Evaluating Educational Programs with a New Item Response Theory Perspective
Sun-Joo Cho

About the research

Award

NAEd/Spencer Postdoctoral Fellowship

Award Year

2013

Institution

Vanderbilt University

Primary Discipline

Research Methodology/Measurement
There has been an increasing number of educational interventions in an effort to generate scientific evidence of program effectiveness on which to base education policy and practice. Because educational interventions often take place in school settings, it is common for the level of assignment to treatment to be at the level of the classroom or school, although it sometimes occurs at the student level as well. It is also common that student binary outcome variables are used to assess differences between multiple groups. The purpose of analyzing intervention data is to compare scores between an experimental group(s) and a control group(s). A widespread analysis method that is used to detect group differences on outcomes is hierarchical linear models (HLMs) based on total scores. However, the HLM approach with the total scores neglects crucial aspects of measurement properties because the measurement model is conducted prior to and separately from the model used to detect the intervention effect. This study will show how intervention data having hierarchical data structure and multiple domains can be analyzed with newly developed item response theory (IRT) models to simultaneously take measurement errors of scores into account and to investigate item characteristics. In particular, this project will focus on (1) developing IRT models to overcome the limitations of conventional HLMs based on the total scores and (2) evaluating group differences by comparing alternative models, HLM and IRT. Results from this study would provide evidence of the measurement properties achieved with IRT, especially in detecting group differences on constructs. In addition, results from a simulation study will provide researchers with guidelines on which method should be used in a variety of circumstances.
About Sun-Joo Cho
Sun-Joo Cho is an Assistant Professor at Peabody College of Vanderbilt University (2009-present). She teaches courses on item response theory and psychometric theory at Vanderbilt University. Her Ph.D. is from the University of Georgia’s School of Education, with an emphasis on educational measurement. She was a post-doctoral scholar for 2 years at University of California, Berkeley and worked on assessment design, psychometric models, and estimation methods. Her quantitative program of research involves modeling of individual differences within complex data structures using generalized latent variable models. Specifically, she concentrates on the development and application of item response theory (IRT) models and their estimation methods.
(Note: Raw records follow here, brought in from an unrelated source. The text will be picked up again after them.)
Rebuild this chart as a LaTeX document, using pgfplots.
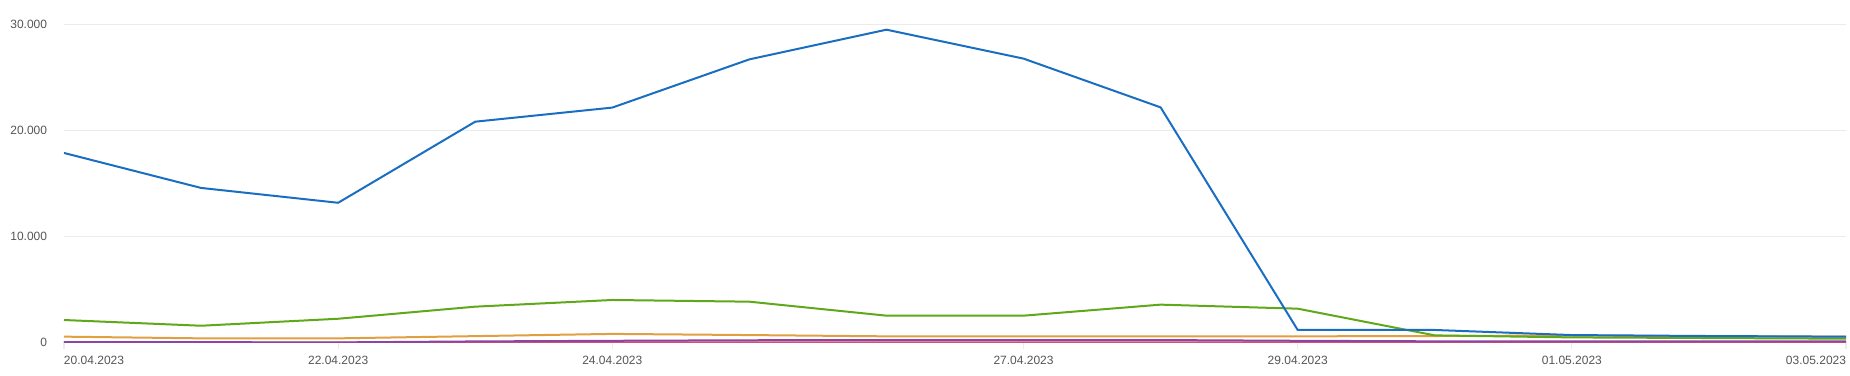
\documentclass[border=0pt]{standalone}
\usepackage{fontspec}
\setmainfont{Liberation Sans}
\usepackage{pgfplots}
\pgfplotsset{compat=1.18}
\definecolor{cblue}{HTML}{1A6EC1}
\definecolor{cgreen}{HTML}{5EA81A}
\definecolor{corange}{HTML}{E0A040}
\definecolor{cpurple}{HTML}{8E44A0}
\definecolor{cpink}{HTML}{D4506E}
\definecolor{cgrid}{HTML}{EBEBEB}
\definecolor{ctext}{HTML}{555555}
\begin{document}
\begin{tikzpicture}
\useasboundingbox (-32pt,-16.15pt) rectangle (893pt,171.35pt);
\begin{axis}[
  at={(0,0)}, anchor=south west,
  scale only axis, width=891pt, height=159pt,
  xmin=0, xmax=13, ymin=0, ymax=30000,
  axis line style={draw=none},
  scaled y ticks=false,
  xtick pos=bottom, ytick pos=left,
  xtick={0,2,4,7,9,11,13},
  xticklabels={\makebox[0pt][l]{20.04.2023},22.04.2023,24.04.2023,27.04.2023,29.04.2023,01.05.2023,\makebox[0pt][r]{03.05.2023}},
  ytick={0,10000,20000,30000},
  yticklabels={0,10.000,20.000,30.000},
  ymajorgrids, grid style={color=cgrid, line width=0.6pt},
  tick align=outside, major tick length=3pt,
  xtick style={color=cgrid, line width=0.6pt},
  ytick style={draw=none},
  ticklabel style={font=\fontsize{6}{7}\selectfont, text=ctext},
  yticklabel style={inner sep=0pt, xshift=-5.25pt},
  xticklabel style={inner sep=0pt, yshift=-3.4pt},
  every axis plot/.append style={line width=1pt, line join=round, mark=none},
]
\addplot[cpink] coordinates {(0,0)(1,0)(2,0)(3,20)(4,40)(5,40)(6,40)(7,40)(8,40)(9,40)(10,30)(11,20)(12,20)(13,20)};
\addplot[cpurple] coordinates {(0,50)(1,50)(2,30)(3,120)(4,180)(5,230)(6,250)(7,250)(8,250)(9,180)(10,130)(11,130)(12,130)(13,130)};
\addplot[corange] coordinates {(0,570)(1,410)(2,410)(3,620)(4,830)(5,720)(6,600)(7,600)(8,600)(9,600)(10,630)(11,680)(12,600)(13,570)};
\addplot[cgreen] coordinates {(0,2140)(1,1600)(2,2260)(3,3400)(4,4030)(5,3870)(6,2550)(7,2550)(8,3590)(9,3210)(10,690)(11,500)(12,440)(13,380)};
\addplot[cblue] coordinates {(0,17900)(1,14600)(2,13200)(3,20850)(4,22180)(5,26730)(6,29530)(7,26800)(8,22200)(9,1200)(10,1200)(11,720)(12,630)(13,570)};
\end{axis}
\end{tikzpicture}
\end{document}
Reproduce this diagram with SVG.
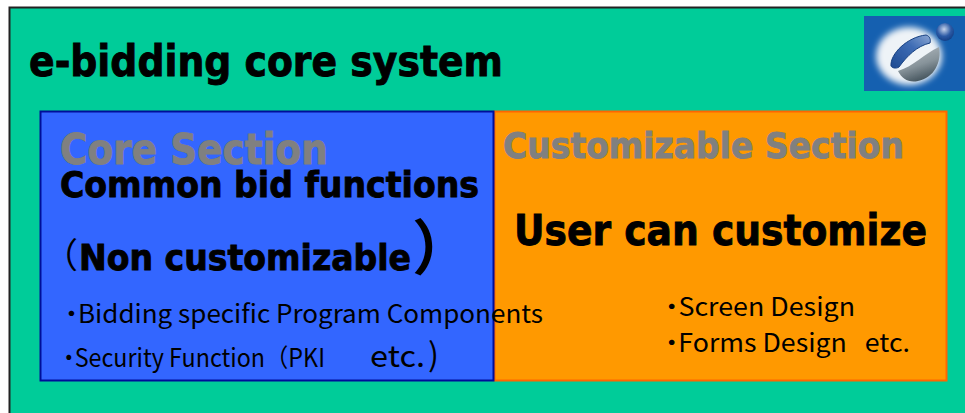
<svg xmlns="http://www.w3.org/2000/svg" width="965" height="413" viewBox="0 0 965 413">
<style>
.h{font-family:"DejaVu Sans","Noto Sans",sans-serif;font-weight:700;fill:#000;stroke:#000;stroke-width:.9px}
.g{fill:#808080;stroke:#808080}
.b{font-family:"Noto Sans CJK JP","Noto Sans",sans-serif;font-weight:400;fill:#000;font-size:25px}
.d{font-weight:900}
</style>
<defs>
<filter id="blur" x="-30%" y="-30%" width="160%" height="160%"><feGaussianBlur stdDeviation="3"/></filter>
<filter id="soft" x="-10%" y="-10%" width="120%" height="120%"><feGaussianBlur stdDeviation="0.6"/></filter>
<linearGradient id="ball" x1="0.2" y1="0" x2="0.6" y2="1"><stop offset="0" stop-color="#b4bcc2"/><stop offset="0.55" stop-color="#87939a"/><stop offset="1" stop-color="#3f4f58"/></linearGradient>
<linearGradient id="slot" x1="0" y1="1" x2="1" y2="0"><stop offset="0" stop-color="#1d4a92"/><stop offset="0.6" stop-color="#3f6db5"/><stop offset="1" stop-color="#8aa6d2"/></linearGradient>
<radialGradient id="dot" cx="0.45" cy="0.35" r="0.65"><stop offset="0" stop-color="#c5d3ea"/><stop offset="0.6" stop-color="#2c5aa5"/><stop offset="1" stop-color="#143f86"/></radialGradient>
</defs>
<rect width="965" height="413" fill="#fff"/>
<rect x="9.500" y="7.500" width="960" height="410" fill="#00cc99" stroke="#222" stroke-width="2"/>
<g id="logo">
<rect x="864" y="16" width="101" height="75" fill="#1560b0"/>
<ellipse cx="909" cy="56" rx="33" ry="29" fill="#eef3f7" filter="url(#blur)"/>
<g filter="url(#soft)">
<path d="M898 71C914 66 924 54 939 47C942 62 934 78 918 81C909 83 902 79 898 71Z" fill="url(#ball)"/>
<path d="M891 66C890 54 907 37 926 35C930 36 931 40 930 43C917 46 907 56 899 67C896 69 892 68 891 66Z" fill="url(#slot)" stroke="#173f80"/>
<circle cx="945" cy="32" r="9" fill="url(#dot)"/>
</g>
</g>
<g id="title"><text class="h" x="29" y="76" font-size="42" textLength="474" lengthAdjust="spacingAndGlyphs">e-bidding core system</text></g>
<g id="customizable-section">
<rect x="494.500" y="111.500" width="452" height="269" fill="#ff9900" stroke="#ff6600" stroke-width="2"/>
<text class="h g" x="503" y="158" font-size="36" textLength="401" lengthAdjust="spacingAndGlyphs">Customizable Section</text>
<text class="h" x="514" y="245" font-size="42" textLength="413" lengthAdjust="spacingAndGlyphs">User can customize</text>
</g>
<g id="core-section">
<rect x="40.500" y="111.500" width="453" height="269" fill="#3366ff" stroke="#000e99" stroke-width="2"/>
<text class="h g" x="60" y="164" font-size="43" textLength="268" lengthAdjust="spacingAndGlyphs">Core Section</text>
<text class="h" x="60" y="197" font-size="36" textLength="419" lengthAdjust="spacingAndGlyphs">Common bid functions</text>
<text class="b" x="43" y="268" style="font-size:35px">（</text>
<text class="h" x="79" y="270" font-size="36" textLength="332" lengthAdjust="spacingAndGlyphs">Non customizable</text>
<text class="b" x="412" y="270" style="font-size:60px;font-weight:700">）</text>
<text class="b" x="65" y="323" textLength="478" lengthAdjust="spacingAndGlyphs"><tspan class="d">･</tspan>Bidding specific Program Components</text>
<text class="b" x="63" y="367" textLength="262" lengthAdjust="spacingAndGlyphs"><tspan class="d">･</tspan>Security Function（PKI</text>
<text class="b" x="370" y="367" style="font-size:30px" textLength="55" lengthAdjust="spacingAndGlyphs">etc.</text>
<text class="b" x="428" y="366" style="font-size:32px" textLength="11" lengthAdjust="spacingAndGlyphs">)</text>
</g>
<g id="custom-list">
<text class="b" x="665" y="316" textLength="190" lengthAdjust="spacingAndGlyphs"><tspan class="d">･</tspan>Screen Design</text>
<text class="b" x="665" y="352" textLength="245" lengthAdjust="spacingAndGlyphs" xml:space="preserve"><tspan class="d">･</tspan>Forms Design   etc.</text>
</g>
</svg>
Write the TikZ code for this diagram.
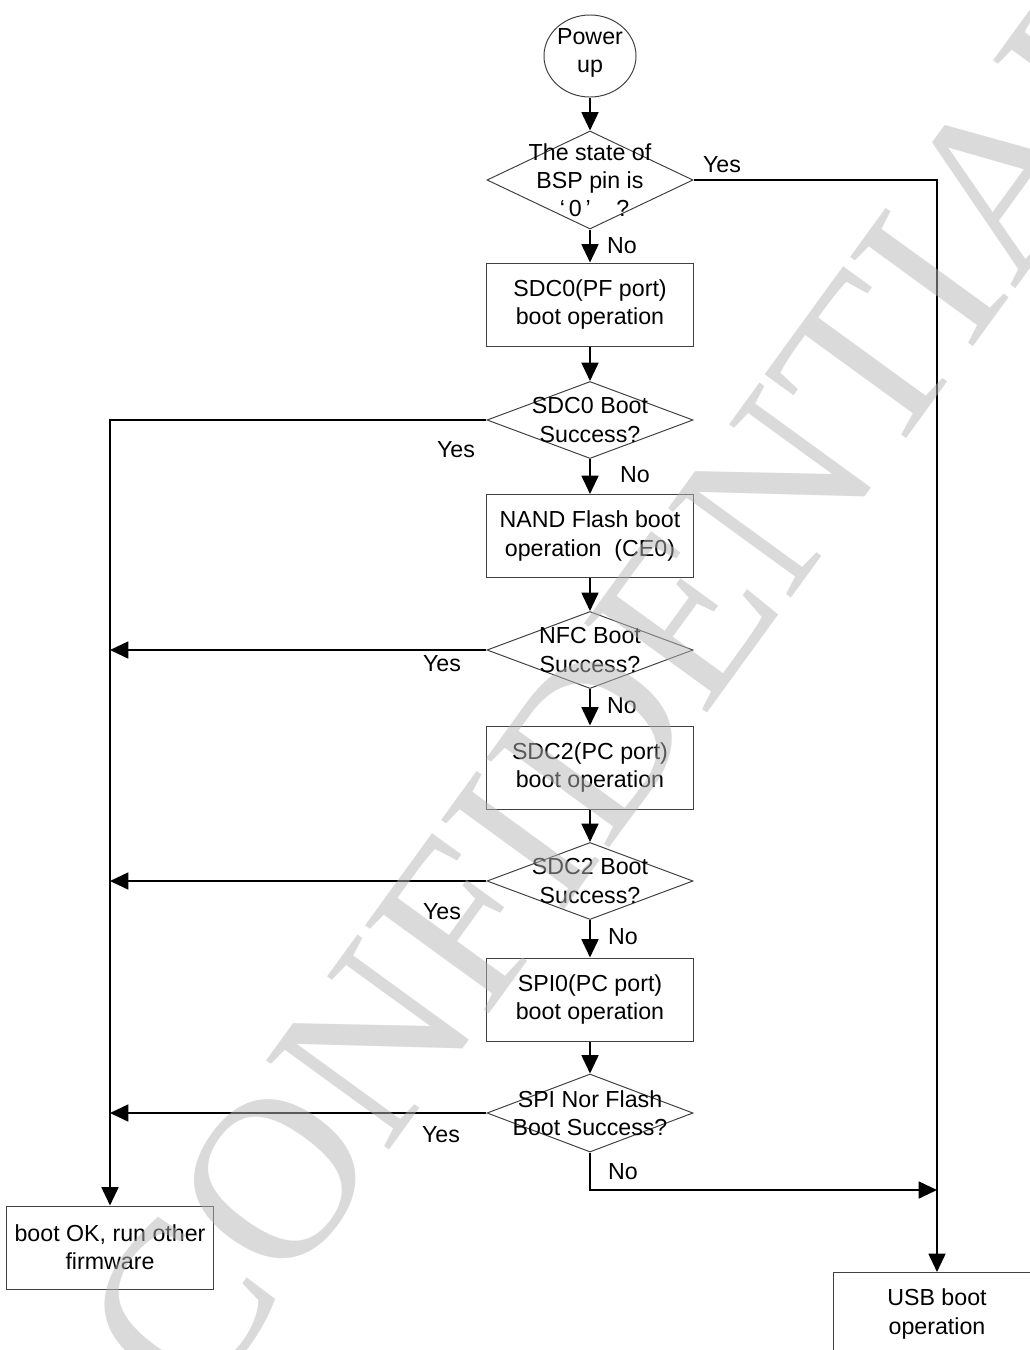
\documentclass[tikz,border=0pt]{standalone}
\usepackage{fontspec}
\setmainfont{Liberation Sans}
\newfontfamily\wmfont{Liberation Serif}
\usepackage{tikz}
\usetikzlibrary{shapes.geometric,arrows.meta}
\definecolor{fcgray}{rgb}{0.25,0.25,0.25}
\definecolor{fcmark}{rgb}{0.71,0.71,0.71}
\tikzstyle{fctext}=[align=center, inner sep=0pt, font=\fontsize{16.5}{20}\selectfont]
\tikzstyle{fcbox}=[rectangle, draw=fcgray, line width=0.7pt, fctext, minimum width=5.15cm, minimum height=2.075cm]
\tikzstyle{fcdecision}=[diamond, draw=fcgray, line width=0.7pt, inner sep=0pt, minimum width=5.15cm, minimum height=1.925cm]
\tikzstyle{fcstart}=[ellipse, draw=fcgray, line width=0.7pt, inner sep=0pt, minimum width=2.3cm, minimum height=2.05cm]
\tikzstyle{fcarrow}=[draw, line width=1.4pt, -{Triangle[length=13pt,width=12pt]}]
\tikzstyle{fcwatermark}=[inner sep=0pt, text=fcmark, opacity=0.5, font=\wmfont\fontsize{165}{165}\selectfont]
\newcommand{\fcbox}[3]{
	\node[fcbox] (#1) at (#2) {#3};}
\newcommand{\fcdecision}[4]{
	\node[fcdecision, minimum height=#3] (#1) at (#2) {};
	\node[fctext] (#1t) at (#2) {#4};}

\begin{document}
\begin{tikzpicture}[x=0.025cm, y=-0.025cm]
\useasboundingbox (0,0) rectangle (1030,1350);

\node[fcstart] (pwr) at (590,56) {};
\node[fctext] (pwrt) at (590,53) {Power\\up};

\fcdecision{d1}{590,180}{2.45cm}{The state of\\BSP pin is\\\hspace{0.4em}‘\,0\,’\hspace{1.1em}?}
\fcbox{sdc0}{590,304.5}{SDC0(PF port)\\boot operation}
\fcdecision{d2}{590,420}{1.925cm}{SDC0 Boot\\Success?}
\fcbox{nand}{590,536}{NAND Flash boot\\operation\ \ (CE0)}
\fcdecision{d3}{590,650}{1.925cm}{NFC Boot\\Success?}
\fcbox{sdc2}{590,767.5}{SDC2(PC port)\\boot operation}
\fcdecision{d4}{590,881}{1.925cm}{SDC2 Boot\\Success?}
\fcbox{spi0}{590,999.5}{SPI0(PC port)\\boot operation}
\fcdecision{d5}{590,1113}{1.95cm}{SPI Nor Flash\\Boot Success?}

\fcbox{bootok}{110,1247.5}{boot OK, run other\\firmware}
\fcbox{usb}{937,1314}{USB boot\\operation}

% yes / no labels
\node[fctext] (y1) at (722,165) {Yes};
\node[fctext] (n1) at (622,246) {No};
\node[fctext] (y2) at (456,450) {Yes};
\node[fctext] (n2) at (635,475) {No};
\node[fctext] (y3) at (442,664) {Yes};
\node[fctext] (n3) at (622,706) {No};
\node[fctext] (y4) at (442,912) {Yes};
\node[fctext] (n4) at (623,937) {No};
\node[fctext] (y5) at (441,1135) {Yes};
\node[fctext] (n5) at (623,1172) {No};

% corners
\coordinate (c1) at (937,180);
\coordinate (c2) at (110,420);
\coordinate (j3) at (110,650);
\coordinate (j4) at (110,881);
\coordinate (j5) at (110,1113);
\coordinate (c5) at (590,1190);
\coordinate (k5) at (937,1190);

\path[fcarrow] (pwr) -- (d1);
\path[fcarrow] (d1) -- (sdc0);
\path[fcarrow] (sdc0) -- (d2);
\path[fcarrow] (d2) -- (nand);
\path[fcarrow] (nand) -- (d3);
\path[fcarrow] (d3) -- (sdc2);
\path[fcarrow] (sdc2) -- (d4);
\path[fcarrow] (d4) -- (spi0);
\path[fcarrow] (spi0) -- (d5);
\path[fcarrow] (d1.east) -- (c1) -- (usb.north);
\path[fcarrow] (d2.west) -- (c2) -- (bootok.north);
\path[fcarrow] (d3.west) -- (j3);
\path[fcarrow] (d4.west) -- (j4);
\path[fcarrow] (d5.west) -- (j5);
\path[fcarrow] (d5.south) -- (c5) -- (k5);

\node[fcwatermark, rotate=54] (wm) at (635,684) {CONFIDENTIAL};
\end{tikzpicture}
\end{document}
She has dealt with data complexity stemming from (1) multiple manifest person categories such as a control group versus an experimental group in an experimental design, (2) multiple latent person categories (or mixtures or latent classes) such as a mastery group versus a non-mastery group in a cognitive test, (3) multiple manifest item groups that may lead to multidimensionality such as number operation, measurement, and representation item groups in a math test, (4) multiple manifest person groups such as schools where students are nested in a multilevel (or hierarchical) data structure, and (5) multiple time points such as pretest and posttest in intervention studies.